* Written problem: Your output is the lines from the first one to the one containing "Chart.register(...registerables);", repeated exactly, with images left out.

* Recorded information:

BEGIN

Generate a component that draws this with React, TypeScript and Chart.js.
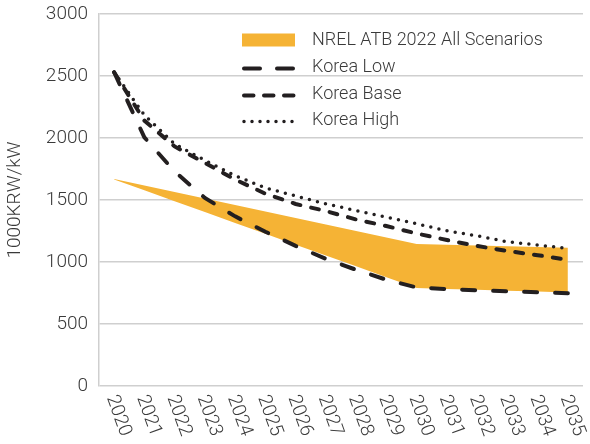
import { useEffect, useRef } from 'react';
import { Chart, registerables } from 'chart.js';

Chart.register(...registerables);

const years = ['2020', '2021', '2022', '2023', '2024', '2025', '2026', '2027', '2028', '2029', '2030', '2031', '2032', '2033', '2034', '2035'];
const nrelUpper = [1670, 1617, 1565, 1512, 1460, 1407, 1355, 1302, 1250, 1197, 1145, 1139, 1133, 1127, 1121, 1115];
const nrelLower = [1665, 1578, 1490, 1403, 1315, 1228, 1140, 1053, 965, 878, 790, 783, 776, 769, 762, 755];
const koreaLow = [2530, 2005, 1730, 1517, 1368, 1244, 1130, 1026, 937, 857, 795, 782, 772, 764, 756, 748];
const koreaBase = [2530, 2140, 1932, 1799, 1665, 1551, 1468, 1411, 1343, 1290, 1230, 1177, 1129, 1089, 1055, 1018];
const koreaHigh = [2530, 2185, 1952, 1820, 1697, 1598, 1533, 1469, 1415, 1362, 1308, 1252, 1211, 1163, 1137, 1109];
const seriesLabels = ['Korea Low', 'Korea Base', 'Korea High', 'NREL ATB 2022 All Scenarios'];
const yAxisTitle = '1000KRW/kW';

const FONT = 'Roboto, "Noto Sans", sans-serif';
const TEXT = '#3a3a3a';
const INK = '#231f20';
const BAND = '#f5b335';
const GRID = '#cfcfcf';

const xLabelsPlugin = {
  id: 'xLabels',
  afterDraw(chart: any) {
    const { ctx, chartArea } = chart;
    const xs = chart.scales.x;
    ctx.save();
    ctx.font = `300 19px ${FONT}`;
    ctx.fillStyle = TEXT;
    ctx.textAlign = 'left';
    ctx.textBaseline = 'middle';
    years.forEach((label, i) => {
      const x = xs.getPixelForValue(i);
      ctx.save();
      ctx.translate(x - 3, chartArea.bottom + 10);
      ctx.rotate((70 * Math.PI) / 180);
      ctx.fillText(label, 0, 0);
      ctx.restore();
    });
    ctx.restore();
  },
};

const legendPlugin = {
  id: 'customLegend',
  afterDraw(chart: any) {
    const { ctx } = chart;
    const ds = chart.data.datasets;
    const items = [ds[3], ds[0], ds[1], ds[2]];
    const x0 = 242;
    const x1 = 295;
    const textX = 312;
    const rows = [40, 67, 94, 120];
    ctx.save();
    items.forEach((d: any, i: number) => {
      const y = rows[i];
      if (d.fill) {
        ctx.fillStyle = d.backgroundColor;
        ctx.fillRect(x0, y - 6.5, x1 - x0, 13);
      } else {
        ctx.save();
        ctx.strokeStyle = d.borderColor;
        ctx.lineWidth = d.borderWidth;
        ctx.lineCap = 'round';
        ctx.setLineDash(d.legendDash);
        ctx.beginPath();
        ctx.moveTo(x0 + 2, y + 1.5);
        ctx.lineTo(x1 - 1, y + 1.5);
        ctx.stroke();
        ctx.restore();
      }
      ctx.font = `300 18px ${FONT}`;
      ctx.fillStyle = TEXT;
      ctx.textAlign = 'left';
      ctx.textBaseline = 'middle';
      ctx.fillText(d.label, textX, y);
    });
    ctx.restore();
  },
};

export default function App() {
  const ref = useRef<HTMLCanvasElement>(null);
  useEffect(() => {
    if (!ref.current) return;
    const lineBase = {
      borderColor: INK,
      borderCapStyle: 'round' as const,
      pointRadius: 0,
      tension: 0,
      fill: false,
    };
    const chart = new Chart(ref.current, {
      type: 'line',
      data: {
        labels: years,
        datasets: [
          { ...lineBase, label: seriesLabels[0], data: koreaLow, borderWidth: 4, borderDash: [13, 18], legendDash: [16, 17] } as any,
          { ...lineBase, label: seriesLabels[1], data: koreaBase, borderWidth: 4, borderDash: [8, 11], legendDash: [9.5, 10.5] } as any,
          { ...lineBase, label: seriesLabels[2], data: koreaHigh, borderWidth: 3.5, borderDash: [0, 8.3], legendDash: [0, 8] } as any,
          {
            label: seriesLabels[3],
            data: nrelUpper,
            borderWidth: 0,
            borderColor: 'rgba(0,0,0,0)',
            backgroundColor: BAND,
            pointRadius: 0,
            tension: 0,
            fill: '+1',
          } as any,
          {
            label: '',
            data: nrelLower,
            borderWidth: 0,
            borderColor: 'rgba(0,0,0,0)',
            pointRadius: 0,
            tension: 0,
            fill: false,
          } as any,
        ],
      },
      options: {
        animation: false,
        responsive: false,
        maintainAspectRatio: false,
        layout: { padding: { top: 14, right: 7, left: 0, bottom: 0 } },
        plugins: {
          legend: { display: false },
          tooltip: { enabled: false },
          title: { display: false },
        },
        scales: {
          x: {
            offset: true,
            grid: { display: false, drawTicks: false },
            border: { display: false },
            ticks: { display: false },
            afterFit: (s: any) => {
              s.height = 58;
              s.paddingLeft = 0;
              s.paddingRight = 0;
            },
          },
          y: {
            min: 0,
            max: 3000,
            ticks: {
              stepSize: 500,
              padding: 11,
              color: TEXT,
              font: { family: FONT, size: 19, weight: '300' as any },
              callback: (v: any) => String(v),
            },
            grid: { color: GRID, lineWidth: 1.5, drawTicks: false },
            border: { display: true, color: GRID, width: 1.5 },
            title: {
              display: true,
              text: yAxisTitle,
              color: TEXT,
              padding: { top: 4, bottom: 0 },
              font: { family: FONT, size: 19, weight: '300' as any },
            },
            afterFit: (s: any) => {
              s.width = 99;
              s.paddingTop = 0;
              s.paddingBottom = 0;
            },
          },
        },
      },
      plugins: [xLabelsPlugin, legendPlugin],
    });
    return () => chart.destroy();
  }, []);
  return (
    <div style={{ position: 'absolute', left: 0, top: 0, width: 590, height: 444, background: '#fff' }}>
      <canvas ref={ref} width={590} height={444} style={{ width: 590, height: 444, display: 'block' }} />
    </div>
  );
}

END

* Answer to the task:
Generate a component that draws this with React, TypeScript and Chart.js.
import { useEffect, useRef } from 'react';
import { Chart, registerables } from 'chart.js';

Chart.register(...registerables);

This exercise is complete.